Our hackathon started at 9am sharp but due to slow wifi all the hackers were unable to download the five games of data that we were to use, and so they sent flash drives around the room and emailed all of us to give us the data.

For the next six hours it was just everyone coding in silence, my computer only made noise once when I accidentally clicked on the video of an ad. For lunch we just had these boxed sandwiches and chips, and it seemed like there was only one guy who wanted to socialize during lunch, but it takes two to have a conversation (at least for normal people).

Once time was up for coding, we all submitted our files to a link, and the student panel presented first; I was third in line. Honestly, I was pretty proud of what I had accomplished so I wasn’t nervous for the presentation. The most painful part of presentations was probably listening to some of the student hackers who couldn’t form fluid sentences, or had voice cracks every other comment. The professional hacker presentations were much better and I was actually quite impressed at the work some of them had done that in 6 hours.
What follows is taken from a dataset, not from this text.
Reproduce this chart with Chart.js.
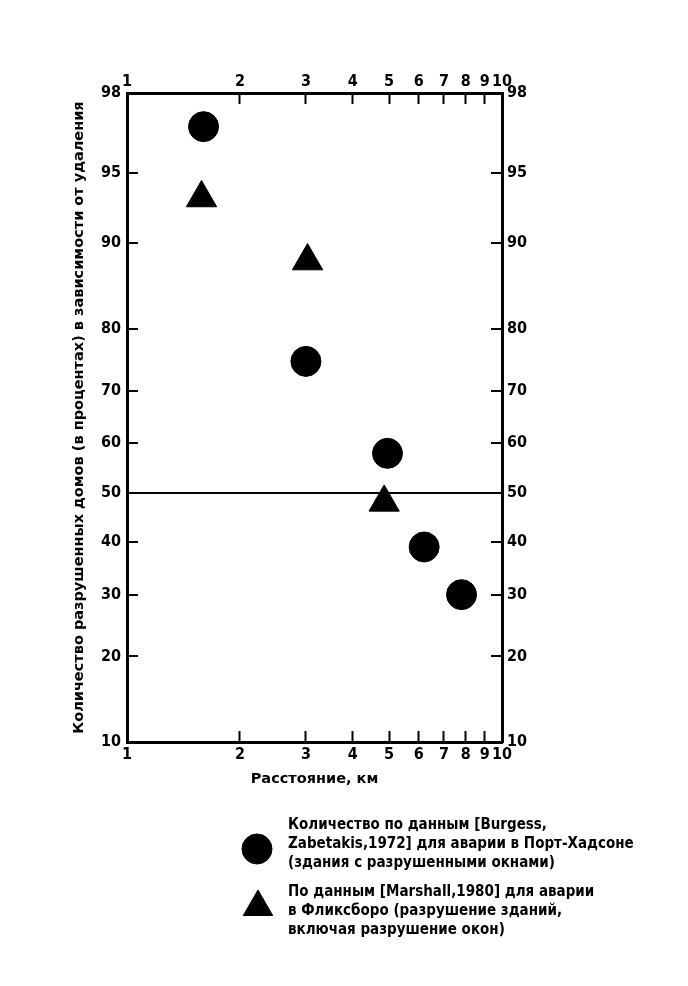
<!DOCTYPE html>
<html>
<head>
<meta charset="utf-8">
<script src="https://cdn.jsdelivr.net/npm/chart.js@4.4.1/dist/chart.umd.min.js"></script>
<style>
  body { margin: 0; background: #fff; }
  #wrap { width: 688px; height: 986px; position: relative; }
</style>
</head>
<body>
<div id="wrap"><canvas id="chart"></canvas></div>
<script>
// Distances (km) and share of destroyed houses (%)
const burgessDist = [1.6, 3.0, 4.95, 6.2, 7.8];
const burgessPct = [97, 75, 58, 39, 30];
const marshallDist = [1.58, 3.03, 4.85];
const marshallPct = [93.5, 88.3, 48];

const xTicks = [1, 2, 3, 4, 5, 6, 7, 8, 9, 10];
const yTicks = [10, 20, 30, 40, 50, 60, 70, 80, 90, 95, 98];

const xTitle = 'Расстояние, км';
const yTitle = 'Количество разрушенных домов (в процентах) в зависимости от удаления';

const burgessLabel = [
    'Количество по данным [Burgess,',
    'Zabetakis,1972] для аварии в Порт-Хадсоне',
    '(здания с разрушенными окнами)'
];
const marshallLabel = [
    'По данным [Marshall,1980] для аварии',
    'в Фликсборо (разрушение зданий,',
    'включая разрушение окон)'
];

const FONT = "'DejaVu Sans Condensed', 'DejaVu Sans', sans-serif";
const WIDE_FONT = "'DejaVu Sans', sans-serif";

// inverse normal CDF, used for the probability (y) axis
const probit = (pct) => {
    const p = pct / 100;
    const a = [-3.969683028665376e+01, 2.209460984245205e+02, -2.759285104469687e+02, 1.383577518672690e+02, -3.066479806614716e+01, 2.506628277459239e+00];
    const b = [-5.447609879822406e+01, 1.615858368580409e+02, -1.556989798598866e+02, 6.680131188771972e+01, -1.328068155288572e+01];
    const c = [-7.784894002430293e-03, -3.223964580411365e-01, -2.400758277161838e+00, -2.549732539343734e+00, 4.374664141464968e+00, 2.938163982698783e+00];
    const d = [7.784695709041462e-03, 3.224671290700398e-01, 2.445134137142996e+00, 3.754408661907416e+00];
    const pl = 0.02425;
    if (p < pl) {
        const q = Math.sqrt(-2 * Math.log(p));
        return (((((c[0]*q+c[1])*q+c[2])*q+c[3])*q+c[4])*q+c[5]) / ((((d[0]*q+d[1])*q+d[2])*q+d[3])*q+1);
    }
    if (p > 1 - pl) {
        const q = Math.sqrt(-2 * Math.log(1 - p));
        return -(((((c[0]*q+c[1])*q+c[2])*q+c[3])*q+c[4])*q+c[5]) / ((((d[0]*q+d[1])*q+d[2])*q+d[3])*q+1);
    }
    const q = p - 0.5, r = q * q;
    return (((((a[0]*r+a[1])*r+a[2])*r+a[3])*r+a[4])*r+a[5])*q / (((((b[0]*r+b[1])*r+b[2])*r+b[3])*r+b[4])*r+1);
};

const toPoints = (xs, ys) => xs.map((x, i) => ({ x: x, y: probit(ys[i]) }));

const tickFont = { family: FONT, size: 16, weight: 'bold' };
const titleFont = { family: WIDE_FONT, size: 14.5, weight: 'bold' };
const border = { display: true, color: '#000', width: 3 };

// shared axis pieces
const xAxis = (position, fitSize) => ({
    type: 'logarithmic',
    position: position,
    min: 1,
    max: 10,
    afterBuildTicks: (scale) => { scale.ticks = xTicks.map(v => ({ value: v })); },
    afterFit: (scale) => { scale.height = fitSize; },
    ticks: {
        font: tickFont,
        color: '#000',
        padding: position === 'top' ? 12.5 : 14.5,
        maxRotation: 0,
        autoSkip: false,
        callback: (v, i) => String(xTicks[i])
    },
    grid: {
        drawOnChartArea: false,
        color: '#000',
        tickColor: (ctx) => (ctx.index === 0 || ctx.index === xTicks.length - 1) ? 'rgba(0,0,0,0)' : '#000',
        tickLength: -11,
        tickWidth: 2
    },
    border: border
});

const yAxis = (position, fitSize) => ({
    type: 'linear',
    position: position,
    min: probit(yTicks[0]),
    max: probit(yTicks[yTicks.length - 1]),
    afterBuildTicks: (scale) => { scale.ticks = yTicks.map(v => ({ value: probit(v) })); },
    afterFit: (scale) => { scale.width = fitSize; },
    ticks: {
        font: tickFont,
        color: '#000',
        padding: position === 'left' ? 17 : 16,
        autoSkip: false,
        callback: (v, i) => String(yTicks[i])
    },
    grid: {
        drawOnChartArea: position === 'left',
        color: (ctx) => yTicks[ctx.index] === 50 ? '#000' : 'rgba(0,0,0,0)',
        lineWidth: 2,
        tickColor: (ctx) => (yTicks[ctx.index] === 50 || ctx.index === 0 || ctx.index === yTicks.length - 1) ? 'rgba(0,0,0,0)' : '#000',
        tickLength: -11,
        tickWidth: 2
    },
    border: border
});

// legend below the chart
const legendBlock = {
    id: 'legendBlock',
    afterDraw(chart) {
        const ctx = chart.ctx;
        ctx.save();
        ctx.fillStyle = '#000';
        ctx.strokeStyle = '#000';
        Chart.helpers.drawPoint(ctx, { pointStyle: 'circle', radius: 15, borderWidth: 1 }, 257, 849);
        Chart.helpers.drawPoint(ctx, { pointStyle: 'triangle', radius: 17, borderWidth: 1 }, 258, 907);
        ctx.font = 'bold 15px ' + FONT;
        ctx.textBaseline = 'middle';
        ctx.textAlign = 'left';
        burgessLabel.forEach((t, i) => ctx.fillText(t, 288, 825 + i * 19));
        marshallLabel.forEach((t, i) => ctx.fillText(t, 288, 892 + i * 19));
        ctx.restore();
    }
};

new Chart(document.getElementById('chart'), {
    type: 'scatter',
    data: {
        datasets: [{
            label: 'Burgess, Zabetakis, 1972',
            data: toPoints(burgessDist, burgessPct),
            pointStyle: 'circle',
            pointRadius: 15,
            backgroundColor: '#000',
            borderColor: '#000',
            borderWidth: 1
        }, {
            label: 'Marshall, 1980',
            data: toPoints(marshallDist, marshallPct),
            pointStyle: 'triangle',
            pointRadius: 17.5,
            backgroundColor: '#000',
            borderColor: '#000',
            borderWidth: 1
        }]
    },
    options: {
        responsive: true,
        maintainAspectRatio: false,
        animation: false,
        layout: { padding: { left: 0, right: 0, top: 0, bottom: 192 } },
        plugins: {
            legend: { display: false },
            tooltip: { enabled: false }
        },
        scales: {
            x: Object.assign(xAxis('bottom', 52), {
                title: {
                    display: true,
                    text: xTitle,
                    color: '#000',
                    font: titleFont,
                    padding: { top: 0, bottom: 6 }
                }
            }),
            x2: xAxis('top', 93),
            y: Object.assign(yAxis('left', 127), {
                title: {
                    display: true,
                    text: yTitle,
                    color: '#000',
                    font: titleFont,
                    padding: { top: 71, bottom: 0 }
                }
            }),
            y2: yAxis('right', 186)
        }
    },
    plugins: [legendBlock]
});
</script>
</body>
</html>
Since we were cut off after 90 seconds per presentation, the presentations went by relatively quickly, and so the finalist were also announced quickly. I wasn’t surprised I was not one of the three finalist because there were definitely a few star-studded projects that measured a more interesting aspect of NBA than I did, and also presenters who could articulate their ideas more quickly…but like I said earlier failure is definitely one of the most crucial elements to success and also learning.


 

I had three big takeaways from not only this event, but all the time I spent preparing prior to competing.  I would argue that these lessons are more valuable than winning itself:

1. Ask and you shall find

It was only last year when I sat in my Introduction to Statistics Professor’s Office asking him what he could tell me about sports and statistics. In one year, I was not only attending the conference Professor Liu told me about but competing in it.

I had one of the best professors, and arguably the most brilliant one, mentor me while I was preparing for this Hackathon because I simply sent him a thank you email at the end of last semester, and detailed how I planned to use what he taught us in sports. 

All good things come to those who aren’t afraid to ask….

2.Fake it till you make it–it actually works

As an Industrial Engineering Major coding isn’t really my strong suit, but those coding languages are still on my resume, and I applied to this hackathon saying that I was familiar with those languages…

When crunch time came, yes I did do my research, and yes I learned how to code in those languages better, however, I would not have been motivated to actually learn them until I “faked “it first and got an opportunity to use these skills.

Now I no longer have to fake it because I made it!

(Here’s my project)Final SSAC’17 Hackathon Project

3. I have an amazing support system at Purdue

Purdue has truly been the breeding ground of my growth and learning in terms of sports stats but also learning more about myself and my interests.

No one at Purdue in my circles has ever told me my goals were too lofty or that I wasn’t capable…

My best friends Karthik and Arpitha stayed up pretty late with me before I flew to Boston the next morning to spend some extra time with me, and look over my presentation.

My boyfriend, Scott, who is not an avid sports fan himself always helps me proofread my posts and bounce ideas off of him.

My friend Brad was always willing to meet and brainstorm NBA ideas with me.

I received so many supportive texts from my other friends since I’ve been in Boston and all the days leading up to it.

Even a Purdue IE Alumni Andy Burke, whom I met a couple weeks ago, sent me this quote the day I flew in:

“Your playing small does not serve the world. There is nothing enlightened about shrinking so that other people will not feel insecure around you. We are all meant to shine, as children do. It is not just in some of us; it is in everyone, and as we let our light shine, we unconsciously give others permission to do the same. As we are liberated from our fear, our presence automatically liberates others.” – Marianne Williamson

Last but definitely not least,  Professor Mario Ventresca answered countless frantic emails from me and made time for my to visit his office hour since the beginning of the school year to aid my success.